The fun of rolling out new ads, keywords, etc. pointing to “virgin” landing page never gets old. Well, actually, it’s no fun. (The fun part is when you manage to make headway out of the Quality Score Doghouse and kick competitor butt, leading to client profit. 🙂 )

In the ‘no fun’ file this week, I got to face up to the fact that certain keywords just wouldn’t work. Certain landing pages that had poor headings and confusing cues to users. And ads that didn’t merit a click. On the flipside, finding what does work is more invigorating than a shower in a waterfall with Irish Spring Soap. “Manly yes, but I like it too!” OK, OK, tee hee, have your fun. Moving on…

Back to the traditional no-test world of “ad creative.”

How do you like the tagline on the Audi A5 Cabriolet billboard:  SPF meets OMG.

Now if you happen to “get” the ad right away, you can appreciate that you’ll be out in the sun with the top down, in a car that is so, like OMG, good-looking it will blow your toupee off.

Unfortunately stuff like that doesn’t usually work any better for people hurtling by at 70mph than it does for people scanning a page of SERP’s quickly. How can I prove that? Well I can’t! And the people who wrote that can’t prove it does work.
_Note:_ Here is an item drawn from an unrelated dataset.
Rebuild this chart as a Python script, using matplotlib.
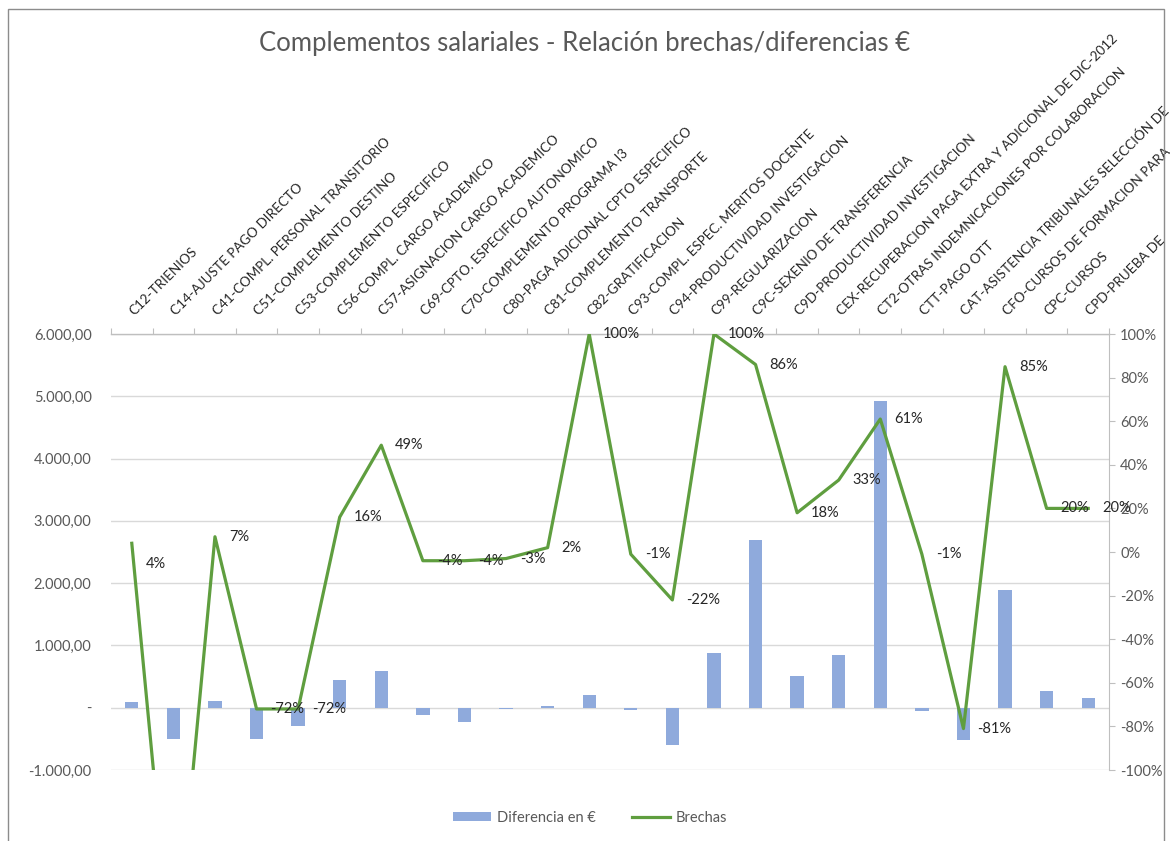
import numpy as np
import matplotlib.pyplot as plt
from matplotlib.patches import Rectangle
from matplotlib.ticker import FuncFormatter, FixedLocator

plt.rcParams['font.family'] = ['Lato', 'DejaVu Sans']

categorias = [
    'C12-TRIENIOS', 'C14-AJUSTE PAGO DIRECTO', 'C41-COMPL. PERSONAL TRANSITORIO',
    'C51-COMPLEMENTO DESTINO', 'C53-COMPLEMENTO ESPECIFICO', 'C56-COMPL. CARGO ACADEMICO',
    'C57-ASIGNACION CARGO ACADEMICO', 'C69-CPTO. ESPECIFICO AUTONOMICO',
    'C70-COMPLEMENTO PROGRAMA I3', 'C80-PAGA ADICIONAL CPTO ESPECIFICO',
    'C81-COMPLEMENTO TRANSPORTE', 'C82-GRATIFICACION', 'C93-COMPL. ESPEC. MERITOS DOCENTE',
    'C94-PRODUCTIVIDAD INVESTIGACION', 'C99-REGULARIZACION', 'C9C-SEXENIO DE TRANSFERENCIA',
    'C9D-PRODUCTIVIDAD INVESTIGACION', 'CEX-RECUPERACION PAGA EXTRA Y ADICIONAL DE DIC-2012',
    'CT2-OTRAS INDEMNICACIONES POR COLABORACION', 'CTT-PAGO OTT',
    'CAT-ASISTENCIA TRIBUNALES SELECCIÓN DE', 'CFO-CURSOS DE FORMACION PARA',
    'CPC-CURSOS', 'CPD-PRUEBA DE',
]
diferencia = [90, -500, 105, -500, -290, 445, 585, -123, -230, -18, 20, 200,
              -43, -600, 875, 2690, 505, 840, 4920, -60, -520, 1895, 263, 156]
brechas = [0.04, -1.96, 0.07, -0.72, -0.72, 0.16, 0.49, -0.04, -0.04, -0.03, 0.02, 1.00,
           -0.01, -0.22, 1.00, 0.86, 0.18, 0.33, 0.61, -0.01, -0.81, 0.85, 0.20, 0.20]

gris = '#595959'
x = np.arange(len(categorias))

fig = plt.figure(figsize=(11.7, 8.41), dpi=100)
ax = fig.add_axes([111/1170, 1 - 770/841, 998/1170, 436/841])
ax2 = ax.twinx()

# barras (eje izquierdo)
ax.bar(x, diferencia, width=0.32, color='#8FAADC', zorder=2, label='Diferencia en €')
ax.set_xlim(-0.5, len(categorias) - 0.5)
ax.set_ylim(-1000, 6000)
ax.set_yticks(np.arange(-1000, 6001, 1000))

def fmt_euros(v, pos):
    if abs(v) < 1e-9:
        return '-'
    s = f'{abs(v):,.2f}'.replace(',', 'X').replace('.', ',').replace('X', '.')
    return ('-' if v < 0 else '') + s

def fmt_pct(v, pos):
    n = int(round(v * 100))
    return f'{n}%'

ax.yaxis.set_major_formatter(FuncFormatter(fmt_euros))
ax.tick_params(axis='y', length=0, labelsize=10.5, labelcolor=gris, pad=14)
ax.grid(axis='y', color='#D9D9D9', lw=1.0, zorder=0)
for s in ['left', 'right', 'bottom']:
    ax.spines[s].set_visible(False)
ax.spines['top'].set_color('#BFBFBF')
ax.spines['top'].set_linewidth(1.0)

ax.xaxis.tick_top()
ax.xaxis.set_major_locator(FixedLocator(np.arange(-0.5, len(categorias), 1.0)))
ax.tick_params(axis='x', length=4, color='#BFBFBF', labeltop=False, labelbottom=False)

for i, c in enumerate(categorias):
    ax.annotate(c, xy=(i, 1), xycoords=ax.get_xaxis_transform(),
                xytext=(0, 15), textcoords='offset points', rotation=45,
                rotation_mode='anchor', ha='left', va='center', fontsize=9.7,
                color='#262626', annotation_clip=False)

# linea (eje derecho)
ax2.plot(x, brechas, color='#5F9E3F', lw=2.3, zorder=3, label='Brechas')
ax2.set_ylim(-1, 1)
ax2.set_yticks(np.arange(-1, 1.01, 0.2))
ax2.yaxis.set_major_formatter(FuncFormatter(fmt_pct))
ax2.tick_params(axis='y', length=4, color='#BFBFBF', labelsize=10.5, labelcolor=gris, pad=4)
for s in ['left', 'top', 'bottom']:
    ax2.spines[s].set_visible(False)
ax2.spines['right'].set_color('#BFBFBF')

for i, b in enumerate(brechas):
    if b < -1 or b > 1:
        continue
    dy = -15 if i == 0 else 0
    ax2.annotate(fmt_pct(b, None), xy=(i, b), xytext=(10, dy), textcoords='offset points',
                 ha='left', va='center', fontsize=10.5, color='#262626')

fig.suptitle('Complementos salariales - Relación brechas/diferencias €',
             x=0.5, y=1 - 43/841, va='center', fontsize=18.5, color=gris)

h1, l1 = ax.get_legend_handles_labels()
h2, l2 = ax2.get_legend_handles_labels()
fig.legend(h1 + h2, l1 + l2, loc='center', bbox_to_anchor=(590/1170, 1 - 818/841),
           ncol=2, frameon=False, fontsize=10.5, labelcolor=gris,
           handlelength=2.6, handleheight=0.6, columnspacing=2.5, handletextpad=0.4)

fig.patches.append(Rectangle((8/1170, -0.05), 1156/1170, 1.05 - 9/841,
                             transform=fig.transFigure, fill=False,
                             edgecolor='#8C8C8C', lw=1.0))

fig.savefig('out.png', dpi=100)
I’m here to posit that “SPF meets OMG” seems really plausible if you wrote it, but you lose 70% of the audience that is actually reading it. SPF? Most people know what it is, but the point is it doesn’t *read* well. As logical as it is when you work through it, abbreviation-laden, “clever” ad copy is simply inscrutable to those quickly scanning. “Am I applying lotion to the windshield? Does the car actually come with sunblock technology? I thought I read about that somewhere!” And you’ve whizzed by (in your existing, less flashy, vehicle) without even considering why some 14-year-old girl has written the remainder of the ad.

What’s worse by far is that the writer has actually smuggled an objection into an advertisement. The fact that you’ll have to slap on greasy sunscreen every time you get inside your vehicle might have just convinced half of the remaining 30% (5% of whom are in the market for a convertible in their lifetime) to think twice about buying a convertible at all. “Won’t sun damage compromise my efforts to impress a date? Isn’t that greasy crap going to get on the (white) leather seats, and become a magnet for dirt?”

Your billboard is now, at best, addressing 0.75% of the drivers on the road — and at that, only to consider buying an Audi if they (anytime in their life) purchase a new convertible. That could have been 1.5%. The ad sucks. And you haven’t even tested which color of Audi might have the most positive impact on those viewing the ad. Probably, that hasn’t even occurred to you.

AdWords taught us all that. We know it because we have data.

Traditional advertisers, it appears, are still running on fumes.

Fortunately, that billboard — which could be considered a hybrid of an ad and a landing page all rolled into one — will be testable in the future. Worlds colliding? I can’t wait.